Picture tossing a fair coin forever and letting X_n be the running fraction of heads after n tosses. For an overwhelming set of histories that fraction homes in on 1/2 and stays there. There do exist bizarre histories — all heads forever, for instance — where it never reaches 1/2; almost sure convergence simply notes that the collection of all such bad histories has total probability zero. This "with probability 1" promise is exactly the language of the strong law of large numbers, and it is why we call that law strong.
In probability and in mean: two more notions
Convergence in probability is weaker and asks less. It does not track each history to the end; it only requires that for any tolerance epsilon you pick, the chance that X_n strays more than epsilon from the limit shrinks to zero as n grows: P(|X_n - X| > epsilon) -> 0. The crucial difference from almost sure is the order of the words. Convergence in probability says that at each large n it is very unlikely to be far off, but it permits rare excursions to keep happening forever — just less and less often. Almost sure says that for almost every history the excursions eventually stop altogether.
A vivid way to feel the gap: imagine a blinking light that flashes ever more rarely but never permanently switches off. At any late moment you are very unlikely to catch it mid-flash (so it converges in probability to "dark"), yet along almost every infinite timeline you still see infinitely many flashes (so it does not converge almost surely). The weak law of large numbers is precisely a convergence-in-probability statement, which is why the strong law is a real upgrade rather than a restatement.
The third notion measures closeness with an average instead of a probability. Convergence in r-th mean requires E[|X_n - X|^r] -> 0; the most common case r = 2, convergence in mean square, demands E[(X_n - X)^2] -> 0. This is the natural mode when you care about expected squared error, as in much of statistics and signal work. Mean-square convergence forces convergence in probability too — that follows directly from Markov's inequality applied to (X_n - X)^2 — but it can fail when rare-but-enormous values keep the average error large even as the probability of a miss shrinks.
In distribution: only the shape converges
The weakest and most permissive is convergence in distribution. It does not ask the random variables to get close to each other at all — it only asks that their distributions get close. Formally, convergence in distribution holds when the cumulative distribution functions match in the limit, F_n(x) -> F(x), at every point x where the limit F is continuous. The X_n may be defined on completely unrelated experiments; all that converges is the pattern of chances, the silhouette of the histogram, not the values themselves.

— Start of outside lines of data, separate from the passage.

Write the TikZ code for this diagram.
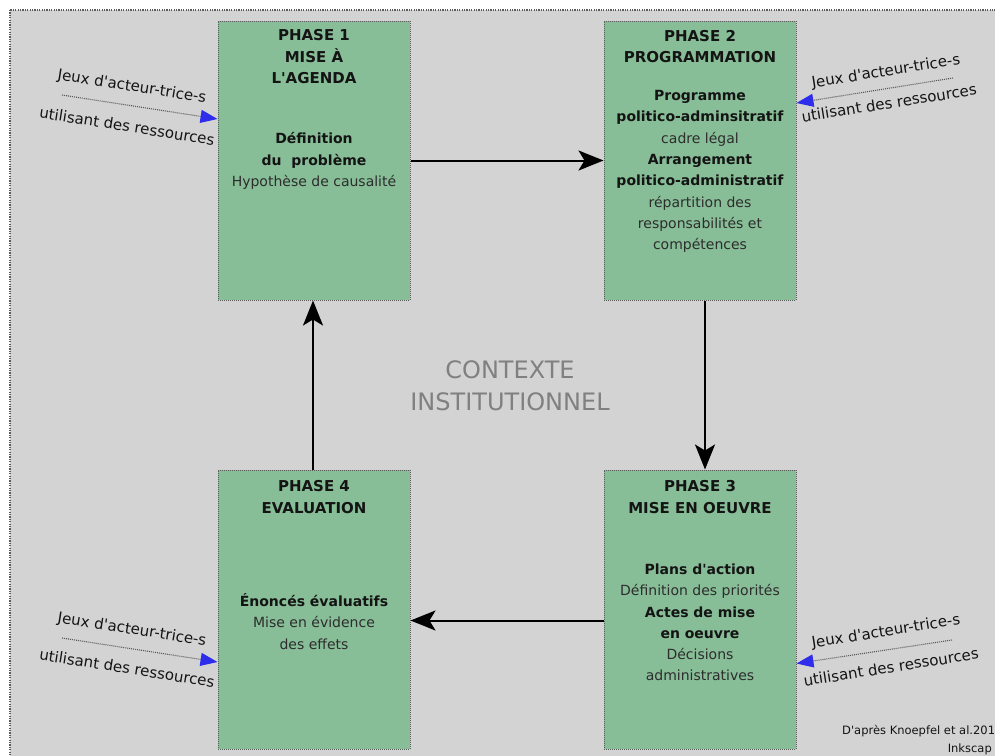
\documentclass[tikz,border=0pt]{standalone}
\usepackage{fontspec}
\setmainfont{DejaVu Sans}[Ligatures=TeXOff]
\usetikzlibrary{arrows.meta}
\definecolor{bggray}{RGB}{211,211,211}
\definecolor{boxgreen}{RGB}{135,189,151}
\definecolor{bordergray}{RGB}{90,90,90}
\definecolor{txtdark}{RGB}{20,20,20}
\definecolor{txtgray}{RGB}{45,45,45}
\definecolor{ctxgray}{RGB}{128,128,128}
\definecolor{tipblue}{RGB}{45,45,235}
\newcommand{\bd}[1]{{\bfseries\color{txtdark}#1}}
\begin{document}
\begin{tikzpicture}[x=1pt,y=-1pt,
  phasebox/.style={draw=bordergray, line width=1pt, dash pattern=on 1pt off 1pt, fill=boxgreen, minimum width=192pt, minimum height=279pt, inner sep=0pt},
  titletext/.style={font=\fontsize{15}{21.5}\selectfont\bfseries, text=txtdark, align=center, inner sep=0pt},
  bodytext/.style={font=\fontsize{14}{21.3}\selectfont, text=txtgray, align=center, inner sep=0pt},
  flow/.style={line width=2pt, -{Stealth[length=25pt,width=20pt,inset=6pt]}},
  actor/.style={font=\fontsize{15}{18}\selectfont, text=txtdark, inner sep=0pt},
  actorarrow/.style={draw=bordergray, line width=1.1pt, dash pattern=on 1pt off 1pt, -{Triangle[length=17pt,width=13pt,fill=tipblue,color=tipblue]}},
  foot/.style={font=\fontsize{11.5}{14}\selectfont, text=txtdark, inner sep=0pt}
]
\useasboundingbox (0,0) rectangle (995,755);
\clip (0,0) rectangle (995,755);
% background (institutional context)
\draw[draw=bordergray, line width=1.1pt, dash pattern=on 1.2pt off 1.2pt, fill=bggray] (10,10) rectangle (1010,770);

% phase boxes
\node[phasebox] (p1) at (314,160.5) {};
\node[phasebox] (p2) at (700,160.5) {};
\node[phasebox] (p3) at (700,609.5) {};
\node[phasebox] (p4) at (314,609.5) {};

% titles
\node[titletext] (t1) at (314,57) {PHASE 1\\MISE À\\L'AGENDA};
\node[titletext] (t2) at (700,46.5) {PHASE 2\\PROGRAMMATION};
\node[titletext] (t3) at (700,497) {PHASE 3\\MISE EN OEUVRE};
\node[titletext] (t4) at (314,497) {PHASE 4\\EVALUATION};

% bodies
\node[bodytext] (d1) at (314,161) {\bd{Définition}\\\bd{du~ problème}\\Hypothèse de causalité};
\node[bodytext] (d2) at (700,171.5) {\bd{Programme}\\\bd{politico-adminsitratif}\\cadre légal\\\bd{Arrangement}\\\bd{politico-administratif}\\répartition des\\responsabilités et\\compétences};
\node[bodytext] (d3) at (700,622.5) {\bd{Plans d'action}\\Définition des priorités\\\bd{Actes de mise}\\\bd{en oeuvre}\\Décisions\\administratives};
\node[bodytext] (d4) at (314,621.5) {\bd{Énoncés évaluatifs}\\Mise en évidence\\des effets};

% context label
\node[font=\fontsize{24}{32}\selectfont, text=ctxgray, align=center, inner sep=0pt] (ctxt) at (510,386) {CONTEXTE\\INSTITUTIONNEL};

% cycle
\draw[flow] (p1.east) -- (p2.west);
\draw[flow] ([xshift=5pt]p2.south) -- ([xshift=5pt]p3.north);
\draw[flow] ([yshift=-11pt]p3.west) -- ([yshift=-11pt]p4.east);
\draw[flow] ([xshift=-1pt]p4.north) -- ([xshift=-1pt]p1.south);

% actor games
\node[actor, rotate=-9] (j1) at (132,87) {Jeux d'acteur-trice-s};
\node[actor, rotate=-9] (u1) at (127,126) {utilisant des ressources};
\coordinate (s1) at (62,95);
\coordinate (e1) at ([yshift=41.5pt]p1.west);
\draw[actorarrow] (s1) -- (e1);

\node[actor, rotate=9] (j2) at (886,72) {Jeux d'acteur-trice-s};
\node[actor, rotate=9] (u2) at (889,103) {utilisant des ressources};
\coordinate (s2) at (953,78);
\coordinate (e2) at ([yshift=57.5pt]p2.east);
\draw[actorarrow] (s2) -- (e2);

\node[actor, rotate=9] (j3) at (886,632) {Jeux d'acteur-trice-s};
\node[actor, rotate=9] (u3) at (891,667) {utilisant des ressources};
\coordinate (s3) at (952,640);
\coordinate (e3) at ([yshift=-54pt]p3.east);
\draw[actorarrow] (s3) -- (e3);

\node[actor, rotate=-9] (j4) at (132,630) {Jeux d'acteur-trice-s};
\node[actor, rotate=-9] (u4) at (127,668) {utilisant des ressources};
\coordinate (s4) at (62,638);
\coordinate (e4) at ([yshift=-52.5pt]p4.west);
\draw[actorarrow] (s4) -- (e4);

% source
\node[foot, anchor=west] (src) at (842,731) {D'après Knoepfel et al.201};
\node[foot, anchor=east] (ink) at (992,749) {Inkscap};
\end{tikzpicture}
\end{document}
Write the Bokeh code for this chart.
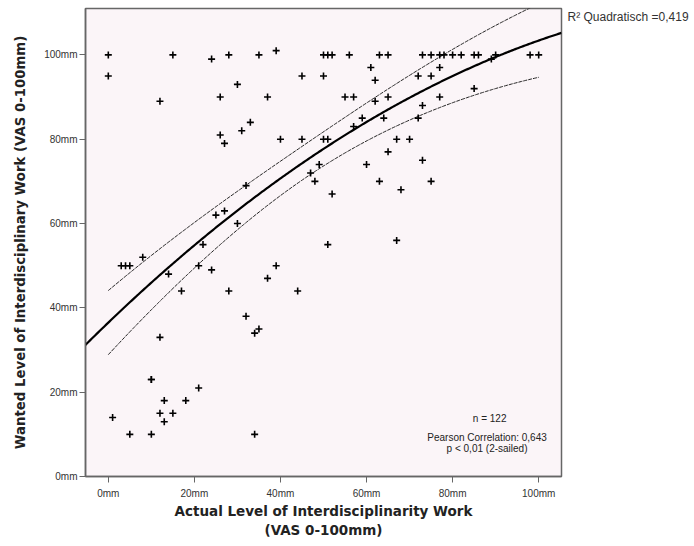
import numpy as np
from bokeh.plotting import figure
from bokeh.models import Range1d, Label, LinearAxis, FixedTicker
from bokeh.embed import file_html
from bokeh.resources import INLINE

# Data
actual = [0, 15, 24, 28, 35, 39, 50, 51, 52, 56, 63, 65, 73, 75, 77, 78, 80, 82, 85, 86, 89, 90, 98, 100,
          0, 12, 30, 26, 37, 45, 50, 61, 62, 72, 75, 77, 55, 57, 65, 62, 77, 85, 73,
          33, 31, 26, 27, 40, 45, 50, 51, 57, 59, 64, 72, 67, 70, 65, 60, 73,
          32, 49, 47, 48, 52, 63, 68, 75,
          51, 67, 25, 27, 30, 22,
          8, 3, 4, 5, 14, 21, 24, 39, 37, 17, 28, 44,
          32, 34, 35, 12, 10, 10, 21, 13, 18, 12, 15, 13, 1, 5, 10, 34]
wanted = [100, 100, 99, 100, 100, 101, 100, 100, 100, 100, 100, 100, 100, 100, 100, 100, 100, 100, 100, 100, 99, 100, 100, 100,
          95, 89, 93, 90, 90, 95, 95, 97, 94, 95, 95, 97, 90, 90, 90, 89, 90, 92, 88,
          84, 82, 81, 79, 80, 80, 80, 80, 83, 85, 85, 85, 80, 80, 77, 74, 75,
          69, 74, 72, 70, 67, 70, 68, 70,
          55, 56, 62, 63, 60, 55,
          52, 50, 50, 50, 48, 50, 49, 50, 47, 44, 44, 44,
          38, 34, 35, 33, 23, 23, 21, 18, 18, 15, 15, 13, 14, 10, 10, 10]

tick_values = [0, 20, 40, 60, 80, 100]
tick_labels = ["0mm", "20mm", "40mm", "60mm", "80mm", "100mm"]

# quadratic fit (a + b x + c x^2)
fit_coef = [36.5, 0.979, -0.0031]
# 95% CI half-width of the mean: hw^2 = A + K (x - m)^2
ci_params = [16.0, 0.0202, 45.5]

r2_text = "R\u00b2 Quadratisch =0,419"
r2_label_y = 109
n_text = "n = 122"
pearson_text = "Pearson Correlation: 0,643"
p_text = "p < 0,01 (2-sailed)"
x_title = "Actual Level of Interdisciplinarity Work\n(VAS 0-100mm)"
y_title = "Wanted Level of Interdisciplinary Work (VAS 0-100mm)"

x_lo, x_hi = -5.3, 105.3
y_lo, y_hi = 0, 111

p = figure(frame_width=476, frame_height=468,
           x_range=Range1d(x_lo, x_hi), y_range=Range1d(y_lo, y_hi),
           output_backend="svg", toolbar_location=None,
           min_border_left=85, min_border_right=126, min_border_top=8, min_border_bottom=60)
p.background_fill_color = "#fbf5f8"
p.border_fill_color = "white"
p.outline_line_color = "#666666"
p.outline_line_width = 1.5
p.grid.visible = False

for ax in (p.xaxis, p.yaxis):
    ax.ticker = tick_values
    ax.major_label_overrides = {v: l for v, l in zip(tick_values, tick_labels)}
    ax.minor_tick_line_color = None
    ax.major_tick_out = 6
    ax.major_tick_in = 0
    ax.axis_line_color = "#666666"
    ax.axis_line_width = 1.5
    ax.major_tick_line_color = "#666666"
    ax.major_label_text_font = "Liberation Sans"
    ax.major_label_text_font_size = "10px"
    ax.major_label_text_color = "#333333"
    ax.axis_label_text_font = "DejaVu Sans"
    ax.axis_label_text_font_style = "bold"
    ax.axis_label_text_color = "#222222"

p.xaxis.axis_label = x_title
p.yaxis.axis_label = y_title
p.xaxis.axis_label_text_font_size = "13.5px"
p.yaxis.axis_label_text_font_size = "13.3px"
p.xaxis.axis_label_standoff = 1
p.yaxis.axis_label_standoff = 13
p.yaxis.major_label_standoff = 2

# legend text for the fit line, placed at the right side of the frame
r2_axis = LinearAxis(ticker=FixedTicker(ticks=[r2_label_y]),
                     major_label_overrides={r2_label_y: r2_text},
                     axis_line_color=None, major_tick_line_color=None,
                     minor_tick_line_color=None, major_label_standoff=0,
                     major_label_text_font="Liberation Sans",
                     major_label_text_font_size="12px",
                     major_label_text_color="#333333")
p.add_layout(r2_axis, "right")

# fit line and confidence band for the mean
coef = np.array(fit_coef)
xs = np.linspace(x_lo, x_hi, 300)
fit = coef[0] + coef[1] * xs + coef[2] * xs ** 2
xb = np.linspace(min(actual), max(actual), 300)
fb = coef[0] + coef[1] * xb + coef[2] * xb ** 2
hw = np.sqrt(ci_params[0] + ci_params[1] * (xb - ci_params[2]) ** 2)

p.line(xb, fb + hw, line_color="#222222", line_width=1, line_dash="4 1")
p.line(xb, fb - hw, line_color="#222222", line_width=1, line_dash="4 1")
p.line(xs, fit, line_color="black", line_width=2.2)

p.scatter(actual, wanted, marker="cross", size=7, line_color="black", line_width=1.6)

p.add_layout(Label(x=88.6, y=13.7, text=n_text, text_font="Liberation Sans",
                   text_font_size="10px", text_align="center", text_baseline="middle", text_color="#222222"))
p.add_layout(Label(x=88.0, y=9.2, text=pearson_text, text_font="Liberation Sans",
                   text_font_size="10px", text_align="center", text_baseline="middle", text_color="#222222"))
p.add_layout(Label(x=88.0, y=6.6, text=p_text, text_font="Liberation Sans",
                   text_font_size="10px", text_align="center", text_baseline="middle", text_color="#222222"))

open("out.html", "w").write(file_html(p, INLINE))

This is exactly the mode the central limit theorem speaks in. The CLT does not claim a standardized sample average settles on one number — it cannot, since that quantity stays random forever. It claims something subtler and beautiful: the distribution of the standardized average approaches the standard normal shape. The bell curve is a limit of shapes, reached in distribution. Why is this mode enough to be useful? Because the deep machinery uses the characteristic function: convergence of distributions is equivalent to pointwise convergence of these transforms, the content of the Levy continuity theorem, and that is the lever the CLT proof pulls.
How the four modes line up
These four are not a flat list — they form a ladder of strength, and knowing the implications among them saves real confusion later. The arrows run one way only: almost sure convergence implies convergence in probability, and convergence in r-th mean also implies convergence in probability, and convergence in probability implies convergence in distribution. The reverse arrows fail in general, which is exactly why we needed four names and not one. The blinking-light picture earlier was a counterexample showing convergence in probability does not give almost sure convergence.
Strength ladder (arrow = "implies"):
almost sure -----+
|
+---> in probability ---> in distribution
|
r-th mean -------+
Reverse arrows fail in general.
Special case: if the limit is a CONSTANT,
in probability <==> in distribution.
Who lives where:
Strong LLN ........ almost sure
Weak LLN .......... in probability
CLT ............... in distributionTwo honest cautions before you climb on. First, almost sure and r-th mean are not comparable to each other: neither implies the other, because one controls every history while the other controls an average, and these can disagree. Second, the tools you already own connect straight to this ladder — Chebyshev's inequality bounds P(|X_n - mu| > epsilon) by Var(X_n)/epsilon^2, which is the cleanest route to convergence in probability and so the engine of the weak law in the next guide. With the modes sorted, the law of large numbers and the central limit theorem will read not as slogans but as precise claims, each tagged with the exact sense in which something converges.